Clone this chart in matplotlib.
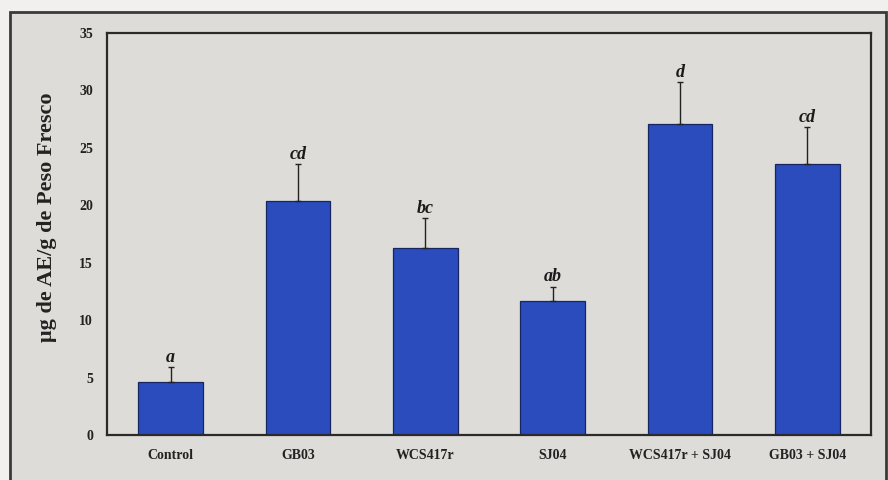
import numpy as np
import matplotlib
matplotlib.use('Agg')
import matplotlib.pyplot as plt
from matplotlib.patches import Rectangle

# Values
categories = ['Control', 'GB03', 'WCS417r', 'SJ04', 'WCS417r + SJ04', 'GB03 + SJ04']
means = [4.6, 20.4, 16.3, 11.7, 27.1, 23.6]
errors = [1.3, 3.2, 2.6, 1.2, 3.6, 3.2]
letters = ['a', 'cd', 'bc', 'ab', 'd', 'cd']
yticks = [0, 5, 10, 15, 20, 25, 30, 35]

plt.rcParams['font.family'] = ['Liberation Serif', 'DejaVu Serif']

fig = plt.figure(figsize=(8.88, 4.8), dpi=100, facecolor='#f1f0ee')

# scanned page: gray panel with a dark frame (kept behind the axes)
fig.patches.append(Rectangle((10 / 888, -0.05), 876 / 888, 1.05 - 12 / 480,
                             transform=fig.transFigure, facecolor='#dddcd8',
                             edgecolor='#3a3a3a', linewidth=2, zorder=-5))

ax = fig.add_axes([107 / 888, 45 / 480, 764 / 888, 402 / 480])
ax.set_zorder(2)
ax.set_facecolor('#dddcd8')

x = np.arange(len(categories))
ax.bar(x, means, width=0.51, color='#2a4cbc', edgecolor='#172560',
       linewidth=0.9, zorder=2)
ax.errorbar(x, means, yerr=[np.zeros(len(errors)), errors], fmt='none',
            ecolor='#222222', elinewidth=1, capsize=2.5, capthick=1, zorder=3)

for xi, m, e, lab in zip(x, means, errors, letters):
    ax.annotate(lab, (xi, m + e), xytext=(0, 1), textcoords='offset points',
                ha='center', va='bottom', fontsize=13, fontweight='bold',
                fontstyle='italic', color='#1a1a1a')

ax.set_xlim(-0.5, len(categories) - 0.5)
ax.set_ylim(0, 35)
ax.set_yticks(yticks)
ax.set_xticks(x)
ax.set_xticklabels(categories)
ax.tick_params(axis='both', length=0, labelsize=10, colors='#222222')
ax.tick_params(axis='y', pad=10)
ax.tick_params(axis='x', pad=10)
for t in ax.get_xticklabels() + ax.get_yticklabels():
    t.set_fontweight('bold')

for s in ax.spines.values():
    s.set_linewidth(1.6)
    s.set_color('#2a2a2a')

ax.set_ylabel('μg de AE/g de Peso Fresco', fontsize=16, fontweight='bold',
              color='#222222')
ax.yaxis.set_label_coords(-0.065, 0.542)

fig.savefig('out.png', dpi=100, facecolor=fig.get_facecolor())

--

→ Given problem: Repeat only what lies between the start of the data and the end of the line containing "4.8), dpi=100, facecolor='#f1f0ee')", exactly, with pictures left out.

→ Output:
Clone this chart in matplotlib.
import numpy as np
import matplotlib
matplotlib.use('Agg')
import matplotlib.pyplot as plt
from matplotlib.patches import Rectangle

# Values
categories = ['Control', 'GB03', 'WCS417r', 'SJ04', 'WCS417r + SJ04', 'GB03 + SJ04']
means = [4.6, 20.4, 16.3, 11.7, 27.1, 23.6]
errors = [1.3, 3.2, 2.6, 1.2, 3.6, 3.2]
letters = ['a', 'cd', 'bc', 'ab', 'd', 'cd']
yticks = [0, 5, 10, 15, 20, 25, 30, 35]

plt.rcParams['font.family'] = ['Liberation Serif', 'DejaVu Serif']

fig = plt.figure(figsize=(8.88, 4.8), dpi=100, facecolor='#f1f0ee')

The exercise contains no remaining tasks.